## AVAILABLE DATA
= = =

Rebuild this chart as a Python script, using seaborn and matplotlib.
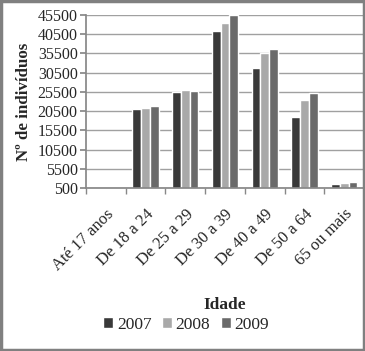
import pandas as pd
import seaborn as sns
import matplotlib.pyplot as plt
from matplotlib.patches import Rectangle

faixas = ['Até 17 anos', 'De 18 a 24', 'De 25 a 29', 'De 30 a 39',
          'De 40 a 49', 'De 50 a 64', '65 ou mais']
anos = ['2007', '2008', '2009']
v2007 = [0, 21000, 25500, 41300, 31700, 18900, 1600]
v2008 = [0, 21400, 26100, 43300, 35700, 23500, 1900]
v2009 = [0, 21800, 25800, 45600, 36700, 25100, 2100]
cores = ['#393939', '#a9a9a9', '#6a6a6a']

df = pd.DataFrame({'Idade': faixas * 3,
                   'Ano': [a for a in anos for _ in faixas],
                   'N': v2007 + v2008 + v2009})

sns.set_theme(style='white')
plt.rcParams['font.family'] = ['Liberation Serif', 'DejaVu Serif']

fig = plt.figure(figsize=(3.65, 3.51), dpi=100)
ax = fig.add_axes([86/365, 1 - 188/351, 278/365, 173/351])

sns.barplot(data=df, x='Idade', y='N', hue='Ano', palette=cores,
            width=0.66, saturation=1, ax=ax, legend=True)

ax.set_ylim(500, 45500)
ax.set_yticks(range(500, 45501, 5000))
ax.yaxis.grid(True, color='#a0a0a0', linewidth=1)
ax.set_axisbelow(True)
for s in ['top', 'right']:
    ax.spines[s].set_visible(False)
ax.spines['left'].set_color('#888888')
ax.spines['bottom'].set_color('#888888')
ax.tick_params(axis='y', labelsize=11.5, length=4, color='#888888', left=True, pad=2)
ax.tick_params(axis='x', labelsize=12, length=0, pad=13)
# ticks between the categories
ax.set_xticks([i - 0.5 for i in range(8)], minor=True)
ax.tick_params(axis='x', which='minor', length=4, color='#888888', bottom=True)
ax.set_xlim(-0.5, 6.5)
plt.setp(ax.get_xticklabels(), rotation=45, ha='right', rotation_mode='anchor')

ax.set_ylabel('Nº de indivíduos', fontsize=12.2, fontweight='bold', labelpad=4)
ax.set_xlabel('Idade', fontsize=12.5, fontweight='bold', labelpad=17)

ax.legend(ncol=3, loc='center', bbox_to_anchor=(0.36, -0.79),
          frameon=False, fontsize=12.5, handlelength=0.6, handleheight=0.6,
          handletextpad=0.2, columnspacing=0.6, borderaxespad=0)

fig.patches.append(Rectangle((0.004, 0.004), 0.992, 0.992, transform=fig.transFigure,
                             fill=False, edgecolor='#808080', linewidth=2.5))

fig.savefig('out.png', dpi=100)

= = =

## GOAL
Copy every line of the data exactly as written, excluding the pictures.

## OUTPUT OF THE EXERCISE
Rebuild this chart as a Python script, using seaborn and matplotlib.
import pandas as pd
import seaborn as sns
import matplotlib.pyplot as plt
from matplotlib.patches import Rectangle

faixas = ['Até 17 anos', 'De 18 a 24', 'De 25 a 29', 'De 30 a 39',
          'De 40 a 49', 'De 50 a 64', '65 ou mais']
anos = ['2007', '2008', '2009']
v2007 = [0, 21000, 25500, 41300, 31700, 18900, 1600]
v2008 = [0, 21400, 26100, 43300, 35700, 23500, 1900]
v2009 = [0, 21800, 25800, 45600, 36700, 25100, 2100]
cores = ['#393939', '#a9a9a9', '#6a6a6a']

df = pd.DataFrame({'Idade': faixas * 3,
                   'Ano': [a for a in anos for _ in faixas],
                   'N': v2007 + v2008 + v2009})

sns.set_theme(style='white')
plt.rcParams['font.family'] = ['Liberation Serif', 'DejaVu Serif']

fig = plt.figure(figsize=(3.65, 3.51), dpi=100)
ax = fig.add_axes([86/365, 1 - 188/351, 278/365, 173/351])

sns.barplot(data=df, x='Idade', y='N', hue='Ano', palette=cores,
            width=0.66, saturation=1, ax=ax, legend=True)

ax.set_ylim(500, 45500)
ax.set_yticks(range(500, 45501, 5000))
ax.yaxis.grid(True, color='#a0a0a0', linewidth=1)
ax.set_axisbelow(True)
for s in ['top', 'right']:
    ax.spines[s].set_visible(False)
ax.spines['left'].set_color('#888888')
ax.spines['bottom'].set_color('#888888')
ax.tick_params(axis='y', labelsize=11.5, length=4, color='#888888', left=True, pad=2)
ax.tick_params(axis='x', labelsize=12, length=0, pad=13)
# ticks between the categories
ax.set_xticks([i - 0.5 for i in range(8)], minor=True)
ax.tick_params(axis='x', which='minor', length=4, color='#888888', bottom=True)
ax.set_xlim(-0.5, 6.5)
plt.setp(ax.get_xticklabels(), rotation=45, ha='right', rotation_mode='anchor')

ax.set_ylabel('Nº de indivíduos', fontsize=12.2, fontweight='bold', labelpad=4)
ax.set_xlabel('Idade', fontsize=12.5, fontweight='bold', labelpad=17)

ax.legend(ncol=3, loc='center', bbox_to_anchor=(0.36, -0.79),
          frameon=False, fontsize=12.5, handlelength=0.6, handleheight=0.6,
          handletextpad=0.2, columnspacing=0.6, borderaxespad=0)

fig.patches.append(Rectangle((0.004, 0.004), 0.992, 0.992, transform=fig.transFigure,
                             fill=False, edgecolor='#808080', linewidth=2.5))

fig.savefig('out.png', dpi=100)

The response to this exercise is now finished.